Effects of randomly distributed defects on Mode-I interlaminar fracture of composite materials

•The Interlaminar Tensile (ILT) strength and the mode-I delamination fracture energy of composite materials are sensitive to the distributed interlaminar defects.•Both the ILT strength and the mode-I delamination fracture energy scale linearly with the defect area fraction on a critical fracture plane.•For a fixed area fraction of the defects, the ILT strength is not sensitive to the defect size.•The mode-I fracture propagation behavior is sensitive to the defect size especially when the defect size is greater than the fracture process-zone size of the delamination crack.
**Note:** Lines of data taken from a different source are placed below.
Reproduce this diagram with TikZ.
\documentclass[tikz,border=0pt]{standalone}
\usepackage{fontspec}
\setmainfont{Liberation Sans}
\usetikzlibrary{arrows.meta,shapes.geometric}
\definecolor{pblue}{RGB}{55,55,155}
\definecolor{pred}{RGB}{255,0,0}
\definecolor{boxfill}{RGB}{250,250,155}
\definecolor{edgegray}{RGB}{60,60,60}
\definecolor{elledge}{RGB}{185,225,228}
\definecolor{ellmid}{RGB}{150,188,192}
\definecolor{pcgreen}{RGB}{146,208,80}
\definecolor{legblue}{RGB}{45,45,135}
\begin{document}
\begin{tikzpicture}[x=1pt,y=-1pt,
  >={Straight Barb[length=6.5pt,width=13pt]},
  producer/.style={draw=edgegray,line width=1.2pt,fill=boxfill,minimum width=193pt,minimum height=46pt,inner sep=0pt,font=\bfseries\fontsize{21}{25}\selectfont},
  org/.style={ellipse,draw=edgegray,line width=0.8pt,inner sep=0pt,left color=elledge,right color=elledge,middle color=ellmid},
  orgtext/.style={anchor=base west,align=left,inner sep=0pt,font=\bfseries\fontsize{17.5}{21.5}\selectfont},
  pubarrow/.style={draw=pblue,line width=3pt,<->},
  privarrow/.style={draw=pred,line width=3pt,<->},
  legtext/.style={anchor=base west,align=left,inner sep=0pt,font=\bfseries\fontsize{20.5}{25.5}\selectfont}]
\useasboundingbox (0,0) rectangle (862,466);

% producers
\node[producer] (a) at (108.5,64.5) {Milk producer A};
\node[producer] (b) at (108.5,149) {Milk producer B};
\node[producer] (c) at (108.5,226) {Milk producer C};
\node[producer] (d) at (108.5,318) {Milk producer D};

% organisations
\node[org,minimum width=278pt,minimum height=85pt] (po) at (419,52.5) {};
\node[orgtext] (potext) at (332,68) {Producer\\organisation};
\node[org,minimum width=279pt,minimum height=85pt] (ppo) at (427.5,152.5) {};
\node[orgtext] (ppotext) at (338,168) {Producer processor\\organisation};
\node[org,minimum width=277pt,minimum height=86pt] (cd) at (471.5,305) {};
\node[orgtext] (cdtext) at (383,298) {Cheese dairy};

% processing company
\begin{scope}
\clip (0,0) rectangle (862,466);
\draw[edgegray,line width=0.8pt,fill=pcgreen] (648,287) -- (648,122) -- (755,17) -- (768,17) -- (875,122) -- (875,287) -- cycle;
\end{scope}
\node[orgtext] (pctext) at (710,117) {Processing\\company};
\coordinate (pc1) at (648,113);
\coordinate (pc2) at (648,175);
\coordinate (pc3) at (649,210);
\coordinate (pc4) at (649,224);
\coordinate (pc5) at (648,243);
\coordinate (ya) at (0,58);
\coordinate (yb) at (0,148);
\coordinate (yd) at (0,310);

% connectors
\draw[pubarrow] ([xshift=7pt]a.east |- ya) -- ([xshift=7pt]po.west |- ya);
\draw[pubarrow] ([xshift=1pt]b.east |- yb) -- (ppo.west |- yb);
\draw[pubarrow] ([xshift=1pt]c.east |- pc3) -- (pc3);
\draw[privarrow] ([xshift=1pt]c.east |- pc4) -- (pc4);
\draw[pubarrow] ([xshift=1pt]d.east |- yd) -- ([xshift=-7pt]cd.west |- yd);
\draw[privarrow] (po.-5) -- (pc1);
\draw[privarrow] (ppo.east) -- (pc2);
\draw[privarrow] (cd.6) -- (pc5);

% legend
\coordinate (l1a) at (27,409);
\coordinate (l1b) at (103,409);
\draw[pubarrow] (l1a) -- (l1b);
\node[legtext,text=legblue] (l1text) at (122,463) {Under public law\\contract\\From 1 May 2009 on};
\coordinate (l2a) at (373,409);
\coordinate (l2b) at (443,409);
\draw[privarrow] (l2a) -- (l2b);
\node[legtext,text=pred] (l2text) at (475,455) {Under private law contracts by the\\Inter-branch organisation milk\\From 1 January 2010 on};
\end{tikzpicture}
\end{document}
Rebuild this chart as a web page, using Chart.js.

Effects of defects on the mode-I interlaminar fracture behavior of composite materials are studied using computational fracture mechanics. Cohesive-zone Finite Element (FE) models of both the Interlaminar Tension (ILT) and Double Cantilever Beam (DCB) test configurations are simulated where randomly distributed defects are explicitly modeled on a critical fracture plane. The effective interlaminar tensile strength and the effective mode-I fracture energy are derived by matching the simulation results with appropriate homogenized models that do not consider the defects explicitly. The results from the computational parametric studies show that both the effective ILT strength and the effective mode-I fracture energy are quite sensitive to defects, scaling linearly with the defect area fraction on the critical fracture plane. The effects of defect size on the mode-I fracture behavior are also studied. It is shown that, for a fixed area fraction of the defects, the ILT strength is not sensitive to the defect size. On the other hand, the mode-I fracture propagation behavior is sensitive to the defect size especially when the defect size is greater than the fracture process-zone size of the delamination crack.